At the commencement of this essay, I have endeavoured to prove, that the characteristic differences and the essential features of birds' nests, are dependent on the structure of the species and upon the present and past conditions of their existence. Both these factors are more important and less variable than colour; and we must therefore conclude that in most cases the mode

of nidification (dependent on structure and environment) has been the cause, and not the effect, of the similarity or differences of the sexes as regards colour. When the confirmed habit of a group of birds, was to build their nests in holes of trees like the toucans, or in holes in the ground like the kingfishers, the protection the female thus obtained, during the important and dangerous time of incubation, placed the two sexes on an equality as regards exposure to attack, and allowed "sexual selection," or any other cause, to act unchecked in the development of gay colours and conspicuous markings in both sexes.

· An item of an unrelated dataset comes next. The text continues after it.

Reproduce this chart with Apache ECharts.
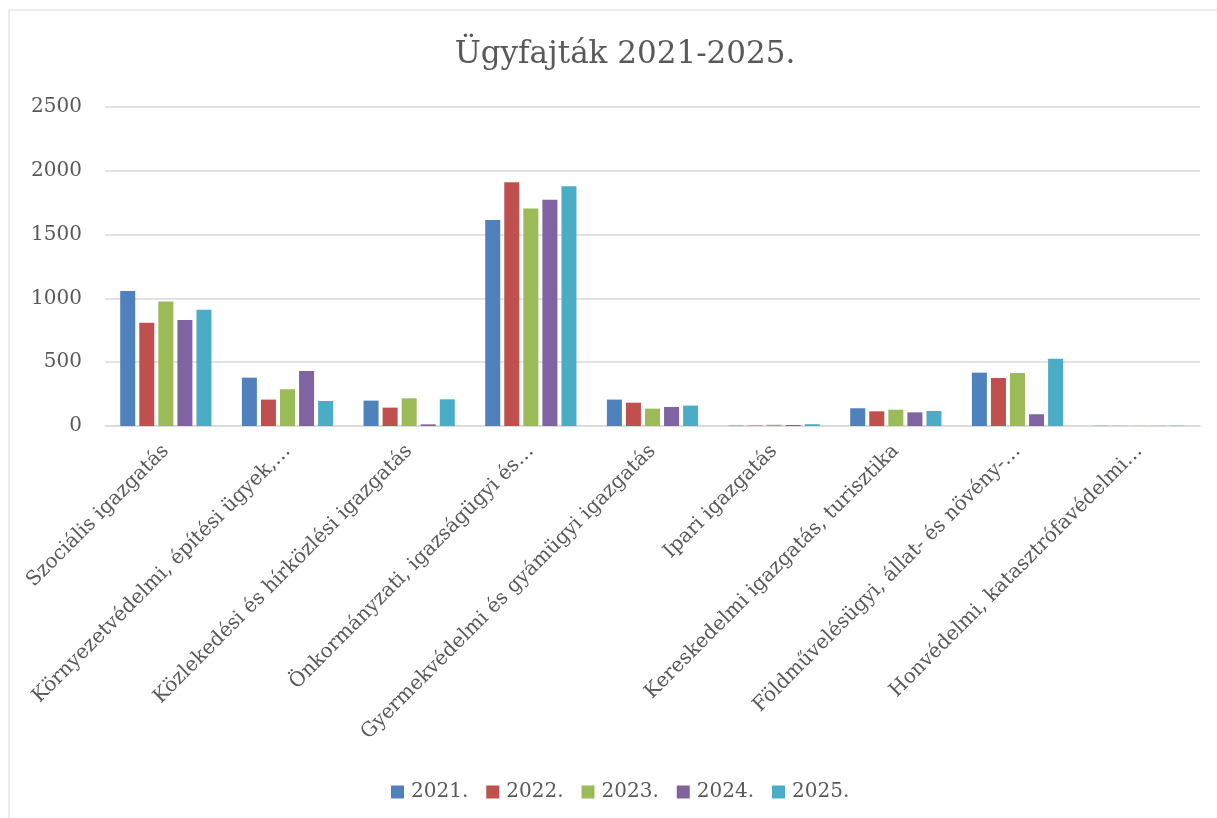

When, on the other hand (as in the Tanagers and Flycatchers), the habit of the whole group was to build open cup-shaped nests in more or less exposed situations, the production of colour and marking in the female, by whatever cause, was continually checked by its rendering her too conspicuous, while in the male it had free play, and developed in him the most gorgeous hues. This, however, was not perhaps universally the case; for where there was more than usual intelligence and capacity for change of habits, the danger the female was exposed to by a partial brightness of colour or marking might lead to the construction of a concealed or covered nest, as in the case of the Tits and Hangnests. When this occurred, a special protection to the female would be no longer necessary; so that the acquisition of colour and the modification of the nest, might in some cases act and react on each other and attain their full development together.